• Goal: Print out each entry below exactly, please.

[Start Records shown]

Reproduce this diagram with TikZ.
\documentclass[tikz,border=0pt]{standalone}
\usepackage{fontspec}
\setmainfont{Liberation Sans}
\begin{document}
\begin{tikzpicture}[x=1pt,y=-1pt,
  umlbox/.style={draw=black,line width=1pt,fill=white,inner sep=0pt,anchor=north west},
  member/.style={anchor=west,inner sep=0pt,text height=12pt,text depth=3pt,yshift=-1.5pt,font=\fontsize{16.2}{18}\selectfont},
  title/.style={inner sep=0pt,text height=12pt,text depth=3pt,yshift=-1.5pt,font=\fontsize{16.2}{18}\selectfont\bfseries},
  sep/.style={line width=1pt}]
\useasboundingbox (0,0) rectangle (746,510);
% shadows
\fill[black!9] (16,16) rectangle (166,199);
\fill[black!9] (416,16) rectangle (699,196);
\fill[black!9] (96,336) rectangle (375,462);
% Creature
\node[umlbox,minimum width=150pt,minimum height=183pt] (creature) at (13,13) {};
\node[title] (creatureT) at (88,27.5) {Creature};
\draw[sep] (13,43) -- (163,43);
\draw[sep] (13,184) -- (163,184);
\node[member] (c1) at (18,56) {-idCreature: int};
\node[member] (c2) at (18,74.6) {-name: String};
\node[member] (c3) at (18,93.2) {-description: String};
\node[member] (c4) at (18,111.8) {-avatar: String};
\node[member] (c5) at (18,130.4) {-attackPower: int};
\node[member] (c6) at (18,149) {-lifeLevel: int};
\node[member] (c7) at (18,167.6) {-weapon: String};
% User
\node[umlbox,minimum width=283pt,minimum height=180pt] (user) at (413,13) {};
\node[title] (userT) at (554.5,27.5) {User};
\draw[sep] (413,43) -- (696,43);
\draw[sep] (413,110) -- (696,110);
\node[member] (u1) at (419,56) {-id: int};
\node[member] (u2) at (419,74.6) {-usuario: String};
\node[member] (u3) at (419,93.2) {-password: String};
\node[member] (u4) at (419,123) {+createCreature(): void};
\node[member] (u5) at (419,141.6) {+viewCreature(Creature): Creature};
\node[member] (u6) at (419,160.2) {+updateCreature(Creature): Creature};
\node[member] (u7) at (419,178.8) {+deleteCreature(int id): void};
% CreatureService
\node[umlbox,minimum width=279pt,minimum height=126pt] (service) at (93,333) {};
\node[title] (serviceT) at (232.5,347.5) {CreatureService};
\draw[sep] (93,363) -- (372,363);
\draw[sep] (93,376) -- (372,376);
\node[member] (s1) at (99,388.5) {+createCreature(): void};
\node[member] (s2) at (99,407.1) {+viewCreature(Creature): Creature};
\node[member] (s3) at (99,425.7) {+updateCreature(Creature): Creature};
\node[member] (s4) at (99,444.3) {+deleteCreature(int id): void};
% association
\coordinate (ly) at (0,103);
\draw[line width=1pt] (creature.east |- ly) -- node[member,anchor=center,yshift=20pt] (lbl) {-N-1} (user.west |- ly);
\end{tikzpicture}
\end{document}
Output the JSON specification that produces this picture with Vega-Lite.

[End Records shown]

• The result:
Reproduce this diagram with TikZ.
\documentclass[tikz,border=0pt]{standalone}
\usepackage{fontspec}
\setmainfont{Liberation Sans}
\begin{document}
\begin{tikzpicture}[x=1pt,y=-1pt,
  umlbox/.style={draw=black,line width=1pt,fill=white,inner sep=0pt,anchor=north west},
  member/.style={anchor=west,inner sep=0pt,text height=12pt,text depth=3pt,yshift=-1.5pt,font=\fontsize{16.2}{18}\selectfont},
  title/.style={inner sep=0pt,text height=12pt,text depth=3pt,yshift=-1.5pt,font=\fontsize{16.2}{18}\selectfont\bfseries},
  sep/.style={line width=1pt}]
\useasboundingbox (0,0) rectangle (746,510);
% shadows
\fill[black!9] (16,16) rectangle (166,199);
\fill[black!9] (416,16) rectangle (699,196);
\fill[black!9] (96,336) rectangle (375,462);
% Creature
\node[umlbox,minimum width=150pt,minimum height=183pt] (creature) at (13,13) {};
\node[title] (creatureT) at (88,27.5) {Creature};
\draw[sep] (13,43) -- (163,43);
\draw[sep] (13,184) -- (163,184);
\node[member] (c1) at (18,56) {-idCreature: int};
\node[member] (c2) at (18,74.6) {-name: String};
\node[member] (c3) at (18,93.2) {-description: String};
\node[member] (c4) at (18,111.8) {-avatar: String};
\node[member] (c5) at (18,130.4) {-attackPower: int};
\node[member] (c6) at (18,149) {-lifeLevel: int};
\node[member] (c7) at (18,167.6) {-weapon: String};
% User
\node[umlbox,minimum width=283pt,minimum height=180pt] (user) at (413,13) {};
\node[title] (userT) at (554.5,27.5) {User};
\draw[sep] (413,43) -- (696,43);
\draw[sep] (413,110) -- (696,110);
\node[member] (u1) at (419,56) {-id: int};
\node[member] (u2) at (419,74.6) {-usuario: String};
\node[member] (u3) at (419,93.2) {-password: String};
\node[member] (u4) at (419,123) {+createCreature(): void};
\node[member] (u5) at (419,141.6) {+viewCreature(Creature): Creature};
\node[member] (u6) at (419,160.2) {+updateCreature(Creature): Creature};
\node[member] (u7) at (419,178.8) {+deleteCreature(int id): void};
% CreatureService
\node[umlbox,minimum width=279pt,minimum height=126pt] (service) at (93,333) {};
\node[title] (serviceT) at (232.5,347.5) {CreatureService};
\draw[sep] (93,363) -- (372,363);
\draw[sep] (93,376) -- (372,376);
\node[member] (s1) at (99,388.5) {+createCreature(): void};
\node[member] (s2) at (99,407.1) {+viewCreature(Creature): Creature};
\node[member] (s3) at (99,425.7) {+updateCreature(Creature): Creature};
\node[member] (s4) at (99,444.3) {+deleteCreature(int id): void};
% association
\coordinate (ly) at (0,103);
\draw[line width=1pt] (creature.east |- ly) -- node[member,anchor=center,yshift=20pt] (lbl) {-N-1} (user.west |- ly);
\end{tikzpicture}
\end{document}
Output the JSON specification that produces this picture with Vega-Lite.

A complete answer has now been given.